The author himself commented soon after saying that he had emailed Rajpal asking for his comments on the issue. At this point, Rhythmic and I discussed the issue at length. He thought that some of us were over-reacting, but understood our reasoning.
At the same time, he mentioned that Rajpal had got in touch with him via email and explained his side of the story. He had been courteous and, in Rhythmic’s words, “genuine”. Rhythmic and I both wondered how this man who had seemingly dismissed valid complaints with disdain and liberal usage of the “fuck off” phrase could do a complete U-turn. Maybe he finally understood the gravity of the situation?
As it turns out, that is not the case. In an extraordinary outburst via email to Sanjana, Rajpal dismisses the accusation of plagiarism before descending into mere name calling.
Earlier, after reading Sanjana’s post, I called the PCCSL and talked to one of their officers. The person and I discussed the case at length – luckily for me, the person was well aware of the details of the situation – but as I feared, the issue rested on ill-defined legal and ethical turf. The person though assured me that the case was being looked into. My contact details were taken with a promise to update me on how they were proceeding. I let some of the other bloggers know of the development and urged them to call the PCCSL as well.
At around four O’ clock today, I received a call from my contact at the PCCSL. They said that they were investigating the matter and would like to discuss the issue with the bloggers in question. The meeting would most probably be set for the third or fourth week of this month.
Do I think the meeting will happen? Is it a false promise to put an end to this furore so that, when the time comes, we’d have all but forgotten about it and gone back to discussing drums, rugby matches, cricket, heavy metal, pouring scorn on peaceniks and war-mongers alike, and making fun at the expense of Mervyn Silva and his son? You know, the usual stuff?

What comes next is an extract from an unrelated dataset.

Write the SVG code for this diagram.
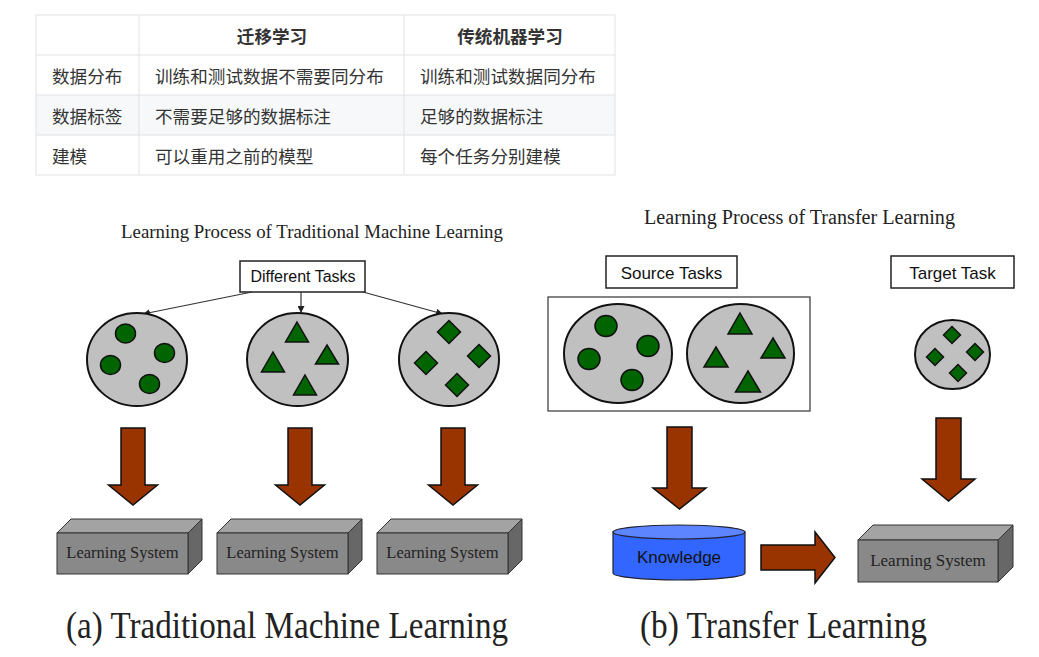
<svg xmlns="http://www.w3.org/2000/svg" width="1039" height="657" viewBox="0 0 1039 657">
<style>
.cjk{font-family:"Noto Sans CJK SC","Noto Sans",sans-serif;font-size:17.6px;fill:#333;dominant-baseline:central}
.hd{font-weight:bold;text-anchor:middle}
.grid{stroke:#dfe2e5;stroke-width:1;fill:none}
.sans{font-family:"Liberation Sans",Arial,sans-serif;fill:#111;text-anchor:middle}
.serif{font-family:"Liberation Serif","Times New Roman",serif;fill:#222;text-anchor:middle}
.lbl{fill:#fff;stroke:#222;stroke-width:1.5}
.pool{fill:#c0c0c0;stroke:#111;stroke-width:2}
.item{fill:#006400;stroke:#111;stroke-width:1.5}
.big{fill:#993300;stroke:#111;stroke-width:1.5;stroke-linejoin:miter}
.front{fill:#898989;stroke:#333;stroke-width:1}
.top{fill:#a3a3a3;stroke:#333;stroke-width:1}
.side{fill:#676767;stroke:#333;stroke-width:1}
.thin{stroke:#333;stroke-width:1.2;fill:none}
</style>
<defs>
<marker id="ah" viewBox="0 0 10 10" refX="10" refY="5" markerWidth="7" markerHeight="7" markerUnits="userSpaceOnUse" orient="auto">
<path d="M0,0 L10,5 L0,10 Z" fill="#222"/>
</marker>
<path id="darr" d="M-12,0 H12 V57 H24.5 L0,77 L-24.5,57 H-12 Z"/>
</defs>
<rect width="1039" height="657" fill="#fff"/>

<g id="table">
<rect x="36" y="95" width="579" height="40" fill="#f6f8fa"/>
<rect x="36" y="15" width="579" height="160" class="grid"/>
<line x1="36" y1="55" x2="615" y2="55" class="grid"/>
<line x1="36" y1="95" x2="615" y2="95" class="grid"/>
<line x1="36" y1="135" x2="615" y2="135" class="grid"/>
<line x1="139" y1="15" x2="139" y2="175" class="grid"/>
<line x1="404" y1="15" x2="404" y2="175" class="grid"/>
<text class="cjk hd" x="272" y="35">迁移学习</text>
<text class="cjk hd" x="510" y="35">传统机器学习</text>
<text class="cjk" x="52" y="75">数据分布</text>
<text class="cjk" x="155" y="75">训练和测试数据不需要同分布</text>
<text class="cjk" x="420" y="75">训练和测试数据同分布</text>
<text class="cjk" x="52" y="115">数据标签</text>
<text class="cjk" x="155" y="115">不需要足够的数据标注</text>
<text class="cjk" x="420" y="115">足够的数据标注</text>
<text class="cjk" x="52" y="155">建模</text>
<text class="cjk" x="155" y="155">可以重用之前的模型</text>
<text class="cjk" x="420" y="155">每个任务分别建模</text>
</g>

<g id="title-left"><text class="serif" x="312" y="238" font-size="18.5" textLength="382" lengthAdjust="spacingAndGlyphs">Learning Process of Traditional Machine Learning</text></g>
<g id="title-right"><text class="serif" x="799.5" y="224" font-size="20" textLength="311" lengthAdjust="spacingAndGlyphs">Learning Process of Transfer Learning</text></g>

<g id="different-tasks">
<rect x="240" y="261" width="125" height="31" class="lbl"/>
<text class="sans" x="303" y="282" font-size="16">Different Tasks</text>
</g>

<g id="connectors">
<line x1="252" y1="292" x2="143" y2="314" class="thin" marker-end="url(#ah)"/>
<line x1="301" y1="292" x2="301" y2="313" class="thin" marker-end="url(#ah)"/>
<line x1="363" y1="292" x2="443" y2="314" class="thin" marker-end="url(#ah)"/>
<use href="#darr" class="big" transform="translate(133,428)"/>
<use href="#darr" class="big" transform="translate(300,428)"/>
<use href="#darr" class="big" transform="translate(453,428)"/>
<path class="big" d="M667,427 H692 V488 H706 L679.5,509 L653,488 H667 Z"/>
<path class="big" d="M936,418 H961 V479 H975 L948.5,501 L922,479 H936 Z"/>
<path class="big" d="M761,545 H815 V532 L835,557.5 L815,583 V570 H761 Z"/>
</g>

<g id="pool-circles-left">
<ellipse cx="137" cy="359.5" rx="50" ry="46.5" class="pool"/>
<ellipse cx="125.5" cy="333.5" rx="10" ry="9.5" class="item"/>
<ellipse cx="164.5" cy="353" rx="10" ry="9.5" class="item"/>
<ellipse cx="110.5" cy="365" rx="10" ry="9.5" class="item"/>
<ellipse cx="149.5" cy="384" rx="10" ry="9.5" class="item"/>
</g>

<g id="pool-triangles-left">
<ellipse cx="297.5" cy="359.5" rx="50.5" ry="46.5" class="pool"/>
<polygon points="297,322 308.5,342 285.5,342" class="item"/>
<polygon points="273,352 284.5,372 261.5,372" class="item"/>
<polygon points="327,345 338.5,364 315.5,364" class="item"/>
<polygon points="305,375 316.5,395 293.5,395" class="item"/>
</g>

<g id="pool-diamonds-left">
<ellipse cx="449" cy="359.5" rx="50" ry="46.5" class="pool"/>
<polygon points="449,320.5 460.5,332 449,343.5 437.5,332" class="item"/>
<polygon points="426,351.5 437.5,363 426,374.5 414.5,363" class="item"/>
<polygon points="479,344.5 490.5,356 479,367.5 467.5,356" class="item"/>
<polygon points="457,373.5 468.5,385 457,396.5 445.5,385" class="item"/>
</g>

<g id="ls-1">
<polygon points="57,533 71,519 202,519 188,533" class="top"/>
<polygon points="188,533 202,519 202,560 188,574" class="side"/>
<rect x="57" y="533" width="131" height="41" class="front"/>
<text class="serif" x="122.5" y="558" font-size="16.5">Learning System</text>
</g>
<g id="ls-2">
<polygon points="217,533 231,519 362,519 348,533" class="top"/>
<polygon points="348,533 362,519 362,560 348,574" class="side"/>
<rect x="217" y="533" width="131" height="41" class="front"/>
<text class="serif" x="282.5" y="558" font-size="16.5">Learning System</text>
</g>
<g id="ls-3">
<polygon points="377,533 391,519 522,519 508,533" class="top"/>
<polygon points="508,533 522,519 522,560 508,574" class="side"/>
<rect x="377" y="533" width="131" height="41" class="front"/>
<text class="serif" x="442.5" y="558" font-size="16.5">Learning System</text>
</g>

<g id="source-tasks">
<rect x="606" y="256" width="131" height="32" class="lbl"/>
<text class="sans" x="671.5" y="279" font-size="17">Source Tasks</text>
</g>
<g id="target-task">
<rect x="891" y="256" width="123" height="32" class="lbl"/>
<text class="sans" x="952.5" y="279" font-size="17">Target Task</text>
</g>

<g id="source-group">
<rect x="548" y="297" width="262" height="114" fill="#fff" stroke="#333" stroke-width="1.2"/>
<ellipse cx="618" cy="353.5" rx="54" ry="49.5" class="pool"/>
<ellipse cx="606" cy="326" rx="11" ry="10.5" class="item"/>
<ellipse cx="648" cy="346" rx="11" ry="10.5" class="item"/>
<ellipse cx="589" cy="359" rx="11" ry="10.5" class="item"/>
<ellipse cx="632" cy="380" rx="11" ry="10.5" class="item"/>
<ellipse cx="740.5" cy="353.5" rx="53.5" ry="49.5" class="pool"/>
<polygon points="740,313 752,334 728,334" class="item"/>
<polygon points="716,347 728,367 704,367" class="item"/>
<polygon points="773,338 785,358 761,358" class="item"/>
<polygon points="748,371 760.5,392 735.5,392" class="item"/>
</g>

<g id="target-pool">
<ellipse cx="952.5" cy="354.5" rx="37.5" ry="34.5" class="pool"/>
<polygon points="952,326.5 960.5,335 952,343.5 943.5,335" class="item"/>
<polygon points="935,348.5 943.5,357 935,365.5 926.5,357" class="item"/>
<polygon points="975,343.5 983.5,352 975,360.5 966.5,352" class="item"/>
<polygon points="958,364.5 966.5,373 958,381.5 949.5,373" class="item"/>
</g>

<g id="knowledge">
<path d="M613,532 V573 A66,7 0 0 0 745,573 V532 Z" fill="#3366ff" stroke="#223" stroke-width="1.2"/>
<ellipse cx="679" cy="532" rx="66" ry="7" fill="#5c85ff" stroke="#223" stroke-width="1.2"/>
<text class="sans" x="679" y="563" font-size="17">Knowledge</text>
</g>

<g id="ls-4">
<polygon points="858,540 873,525 1013,525 998,540" class="top"/>
<polygon points="998,540 1013,525 1013,567 998,582" class="side"/>
<rect x="858" y="540" width="140" height="42" class="front"/>
<text class="serif" x="928" y="566" font-size="17">Learning System</text>
</g>

<g id="captions">
<text class="serif" x="287" y="638" font-size="37" fill="#111" textLength="442" lengthAdjust="spacingAndGlyphs">(a)  Traditional Machine Learning</text>
<text class="serif" x="783.5" y="638" font-size="37" fill="#111" textLength="287" lengthAdjust="spacingAndGlyphs">(b)  Transfer Learning</text>
</g>
</svg>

I honestly don’t know, but the person did sound genuine. I’ll keep you updated on how things work out.
If anyone is interested in attending this discussion, should it come about, please say so in the comments field. I’ll get in touch with you via email in due time.
If you are an editor, or publisher, interested in publishing content from this blog on print, please contact me via email – email@example.com – or at the very least comment on this blog expressing interest. I do check both everyday and I will make every effort to get back to you as soon as possible.
To my fellow bloggers, I urge you to publish guidelines for potential publishers to follow if they are interested in showcasing your work in print.
Finally, a message to Rajpal who I hope is reading this:
Your supporters call you “a gentleman” and one of the best journalists in the country. You lack the courtesy, the manners and humility to be called the former. You lack the professional and ethical discretion to be called a journalist. In short, you are a disgrace.
In your email to Sanjana, you said “If any blogista out there doesn’t like his blogs or bogs on our pages, just write and say so”.
Here it is, then, in writing from a “blogista”: Do not publish content from my blog. Do not even bother asking me for permission.